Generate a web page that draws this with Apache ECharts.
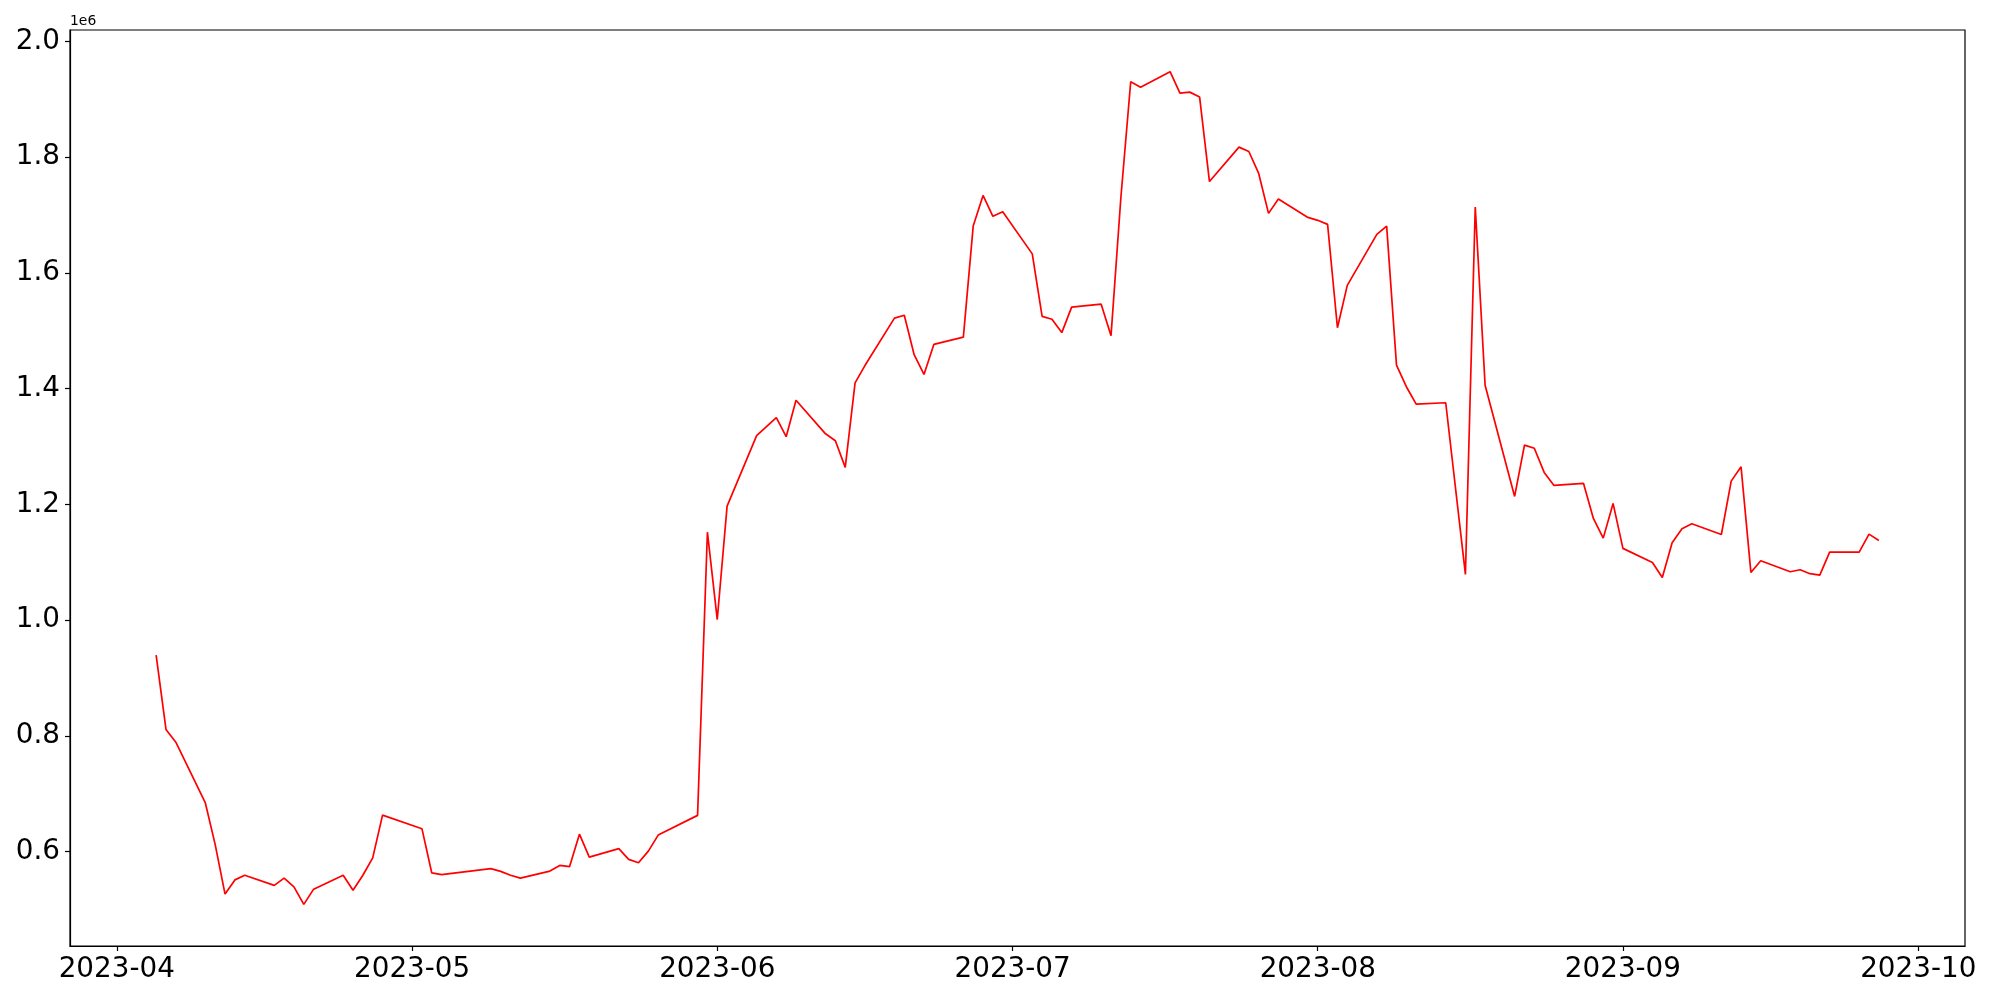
<!DOCTYPE html>
<html>
<head>
<meta charset="utf-8">
<script src="https://cdn.jsdelivr.net/npm/echarts@6/dist/echarts.min.js"></script>
<style>
html,body{margin:0;padding:0;background:#fff;}
#chart{width:2000px;height:1000px;}
</style>
</head>
<body>
<div id="chart"></div>
<script>
const dates = [
'2023-04-05','2023-04-06','2023-04-07','2023-04-10','2023-04-11','2023-04-12','2023-04-13','2023-04-14',
'2023-04-17','2023-04-18','2023-04-19','2023-04-20','2023-04-21','2023-04-24','2023-04-25','2023-04-26',
'2023-04-27','2023-04-28','2023-05-02','2023-05-03','2023-05-04','2023-05-09','2023-05-10','2023-05-11',
'2023-05-12','2023-05-15','2023-05-16','2023-05-17','2023-05-18','2023-05-19','2023-05-22','2023-05-23',
'2023-05-24','2023-05-25','2023-05-26','2023-05-30','2023-05-31','2023-06-01','2023-06-02','2023-06-05',
'2023-06-07','2023-06-08','2023-06-09','2023-06-12','2023-06-13','2023-06-14','2023-06-15','2023-06-16',
'2023-06-19','2023-06-20','2023-06-21','2023-06-22','2023-06-23','2023-06-26','2023-06-27','2023-06-28',
'2023-06-29','2023-06-30','2023-07-03','2023-07-04','2023-07-05','2023-07-06','2023-07-07','2023-07-10',
'2023-07-11','2023-07-12','2023-07-13','2023-07-14','2023-07-17','2023-07-18','2023-07-19','2023-07-20',
'2023-07-21','2023-07-24','2023-07-25','2023-07-26','2023-07-27','2023-07-28','2023-07-31','2023-08-01',
'2023-08-02','2023-08-03','2023-08-04','2023-08-07','2023-08-08','2023-08-09','2023-08-10','2023-08-11',
'2023-08-14','2023-08-16','2023-08-17','2023-08-18','2023-08-21','2023-08-22','2023-08-23','2023-08-24',
'2023-08-25','2023-08-28','2023-08-29','2023-08-30','2023-08-31','2023-09-01','2023-09-04','2023-09-05',
'2023-09-06','2023-09-07','2023-09-08','2023-09-11','2023-09-12','2023-09-13','2023-09-14','2023-09-15',
'2023-09-18','2023-09-19','2023-09-20','2023-09-21','2023-09-22','2023-09-25','2023-09-26','2023-09-27'
];
const values = [
939500,811000,789000,684000,612000,526500,551000,559000,
541500,554000,539000,508700,535000,559000,533000,559000,
589000,663000,639500,563000,560000,570400,565700,559000,
554000,566200,576000,574000,630000,590400,605000,586400,
580700,600800,628400,662500,1152000,1001000,1197000,1319000,
1350000,1317000,1380000,1322000,1310000,1264000,1410000,1440000,
1522000,1527000,1458700,1424600,1476500,1489000,1681000,1734000,
1698000,1706000,1633000,1525000,1520000,1497000,1541000,1546000,
1491500,1730000,1930500,1921000,1948000,1911000,1912600,1904000,
1758000,1817500,1810000,1772000,1703000,1728000,1696000,1691000,
1684000,1505400,1578500,1666600,1681000,1440700,1403400,1373300,
1375700,1079000,1714000,1406000,1213800,1302500,1297000,1255300,
1232800,1236300,1175800,1141700,1201700,1124000,1099700,1073800,
1133800,1158000,1166600,1148000,1240200,1265000,1082400,1102700,
1083600,1087100,1080200,1077800,1117500,1117500,1148600,1137700
];
const yTicks = [600000,800000,1000000,1200000,1400000,1600000,1800000,2000000];
const xTickMonths = ['2023-04','2023-05','2023-06','2023-07','2023-08','2023-09','2023-10'];

function monthTs(s){const p=s.split('-');return Date.UTC(+p[0],+p[1]-1,1);}
function dayTs(s){const p=s.split('-');return Date.UTC(+p[0],+p[1]-1,+p[2]);}
const xTicks = xTickMonths.map(monthTs);
const tickLabelMap = {};
xTickMonths.forEach((m,i)=>{tickLabelMap[xTicks[i]] = m;});
const seriesData = dates.map((d,i)=>[dayTs(d), values[i]]);

const t0 = dayTs(dates[0]), t1 = dayTs(dates[dates.length-1]);
const xPad = (t1-t0)*0.05;
const vmin = Math.min(...values), vmax = Math.max(...values);
const yPad = (vmax-vmin)*0.05;

const chart = echarts.init(document.getElementById('chart'), null, {renderer:'canvas'});
const FONT = 'DejaVu Sans';
chart.setOption({
  animation:false,
  backgroundColor:'#fff',
  grid:{left:70,right:35,top:30,bottom:54,show:true,borderColor:'#000',borderWidth:1.2,backgroundColor:'transparent'},
  xAxis:{
    type:'value',
    min:t0-xPad, max:t1+xPad,
    splitLine:{show:false},
    axisLine:{show:true,onZero:false,lineStyle:{color:'#000',width:1.2}},
    axisTick:{show:true,length:5,lineStyle:{color:'#000',width:1.2},customValues:xTicks},
    axisLabel:{customValues:xTicks,color:'#000',fontFamily:FONT,fontSize:27.8,margin:10,
      formatter:function(v){return tickLabelMap[v] || '';}}
  },
  yAxis:{
    type:'value',
    min:vmin-yPad, max:vmax+yPad,
    splitLine:{show:false},
    axisLine:{show:true,onZero:false,lineStyle:{color:'#000',width:1.2}},
    axisTick:{show:true,length:5,lineStyle:{color:'#000',width:1.2},customValues:yTicks},
    axisLabel:{customValues:yTicks,color:'#000',fontFamily:FONT,fontSize:27.8,margin:10,
      formatter:function(v){return (v/1e6).toFixed(1);} }
  },
  graphic:[{type:'text',left:70,top:14,style:{text:'1e6',fontFamily:FONT,fontSize:13.9,fill:'#000'}}],
  series:[{
    type:'line',
    data:seriesData,
    showSymbol:false,
    symbol:'none',
    lineStyle:{color:'#ff0000',width:1.7},
    itemStyle:{color:'#ff0000'}
  }]
});
</script>
</body>
</html>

━━━━━━━━━━━━━━━━━━━━━━━━━━━━━━

* **Work required**
Copy the listing in full and without alteration, omitting every picture.

* **Worked solution**
Generate a web page that draws this with Apache ECharts.
<!DOCTYPE html>
<html>
<head>
<meta charset="utf-8">
<script src="https://cdn.jsdelivr.net/npm/echarts@6/dist/echarts.min.js"></script>
<style>
html,body{margin:0;padding:0;background:#fff;}
#chart{width:2000px;height:1000px;}
</style>
</head>
<body>
<div id="chart"></div>
<script>
const dates = [
'2023-04-05','2023-04-06','2023-04-07','2023-04-10','2023-04-11','2023-04-12','2023-04-13','2023-04-14',
'2023-04-17','2023-04-18','2023-04-19','2023-04-20','2023-04-21','2023-04-24','2023-04-25','2023-04-26',
'2023-04-27','2023-04-28','2023-05-02','2023-05-03','2023-05-04','2023-05-09','2023-05-10','2023-05-11',
'2023-05-12','2023-05-15','2023-05-16','2023-05-17','2023-05-18','2023-05-19','2023-05-22','2023-05-23',
'2023-05-24','2023-05-25','2023-05-26','2023-05-30','2023-05-31','2023-06-01','2023-06-02','2023-06-05',
'2023-06-07','2023-06-08','2023-06-09','2023-06-12','2023-06-13','2023-06-14','2023-06-15','2023-06-16',
'2023-06-19','2023-06-20','2023-06-21','2023-06-22','2023-06-23','2023-06-26','2023-06-27','2023-06-28',
'2023-06-29','2023-06-30','2023-07-03','2023-07-04','2023-07-05','2023-07-06','2023-07-07','2023-07-10',
'2023-07-11','2023-07-12','2023-07-13','2023-07-14','2023-07-17','2023-07-18','2023-07-19','2023-07-20',
'2023-07-21','2023-07-24','2023-07-25','2023-07-26','2023-07-27','2023-07-28','2023-07-31','2023-08-01',
'2023-08-02','2023-08-03','2023-08-04','2023-08-07','2023-08-08','2023-08-09','2023-08-10','2023-08-11',
'2023-08-14','2023-08-16','2023-08-17','2023-08-18','2023-08-21','2023-08-22','2023-08-23','2023-08-24',
'2023-08-25','2023-08-28','2023-08-29','2023-08-30','2023-08-31','2023-09-01','2023-09-04','2023-09-05',
'2023-09-06','2023-09-07','2023-09-08','2023-09-11','2023-09-12','2023-09-13','2023-09-14','2023-09-15',
'2023-09-18','2023-09-19','2023-09-20','2023-09-21','2023-09-22','2023-09-25','2023-09-26','2023-09-27'
];
const values = [
939500,811000,789000,684000,612000,526500,551000,559000,
541500,554000,539000,508700,535000,559000,533000,559000,
589000,663000,639500,563000,560000,570400,565700,559000,
554000,566200,576000,574000,630000,590400,605000,586400,
580700,600800,628400,662500,1152000,1001000,1197000,1319000,
1350000,1317000,1380000,1322000,1310000,1264000,1410000,1440000,
1522000,1527000,1458700,1424600,1476500,1489000,1681000,1734000,
1698000,1706000,1633000,1525000,1520000,1497000,1541000,1546000,
1491500,1730000,1930500,1921000,1948000,1911000,1912600,1904000,
1758000,1817500,1810000,1772000,1703000,1728000,1696000,1691000,
1684000,1505400,1578500,1666600,1681000,1440700,1403400,1373300,
1375700,1079000,1714000,1406000,1213800,1302500,1297000,1255300,
1232800,1236300,1175800,1141700,1201700,1124000,1099700,1073800,
1133800,1158000,1166600,1148000,1240200,1265000,1082400,1102700,
1083600,1087100,1080200,1077800,1117500,1117500,1148600,1137700
];
const yTicks = [600000,800000,1000000,1200000,1400000,1600000,1800000,2000000];
const xTickMonths = ['2023-04','2023-05','2023-06','2023-07','2023-08','2023-09','2023-10'];

function monthTs(s){const p=s.split('-');return Date.UTC(+p[0],+p[1]-1,1);}
function dayTs(s){const p=s.split('-');return Date.UTC(+p[0],+p[1]-1,+p[2]);}
const xTicks = xTickMonths.map(monthTs);
const tickLabelMap = {};
xTickMonths.forEach((m,i)=>{tickLabelMap[xTicks[i]] = m;});
const seriesData = dates.map((d,i)=>[dayTs(d), values[i]]);

const t0 = dayTs(dates[0]), t1 = dayTs(dates[dates.length-1]);
const xPad = (t1-t0)*0.05;
const vmin = Math.min(...values), vmax = Math.max(...values);
const yPad = (vmax-vmin)*0.05;

const chart = echarts.init(document.getElementById('chart'), null, {renderer:'canvas'});
const FONT = 'DejaVu Sans';
chart.setOption({
  animation:false,
  backgroundColor:'#fff',
  grid:{left:70,right:35,top:30,bottom:54,show:true,borderColor:'#000',borderWidth:1.2,backgroundColor:'transparent'},
  xAxis:{
    type:'value',
    min:t0-xPad, max:t1+xPad,
    splitLine:{show:false},
    axisLine:{show:true,onZero:false,lineStyle:{color:'#000',width:1.2}},
    axisTick:{show:true,length:5,lineStyle:{color:'#000',width:1.2},customValues:xTicks},
    axisLabel:{customValues:xTicks,color:'#000',fontFamily:FONT,fontSize:27.8,margin:10,
      formatter:function(v){return tickLabelMap[v] || '';}}
  },
  yAxis:{
    type:'value',
    min:vmin-yPad, max:vmax+yPad,
    splitLine:{show:false},
    axisLine:{show:true,onZero:false,lineStyle:{color:'#000',width:1.2}},
    axisTick:{show:true,length:5,lineStyle:{color:'#000',width:1.2},customValues:yTicks},
    axisLabel:{customValues:yTicks,color:'#000',fontFamily:FONT,fontSize:27.8,margin:10,
      formatter:function(v){return (v/1e6).toFixed(1);} }
  },
  graphic:[{type:'text',left:70,top:14,style:{text:'1e6',fontFamily:FONT,fontSize:13.9,fill:'#000'}}],
  series:[{
    type:'line',
    data:seriesData,
    showSymbol:false,
    symbol:'none',
    lineStyle:{color:'#ff0000',width:1.7},
    itemStyle:{color:'#ff0000'}
  }]
});
</script>
</body>
</html>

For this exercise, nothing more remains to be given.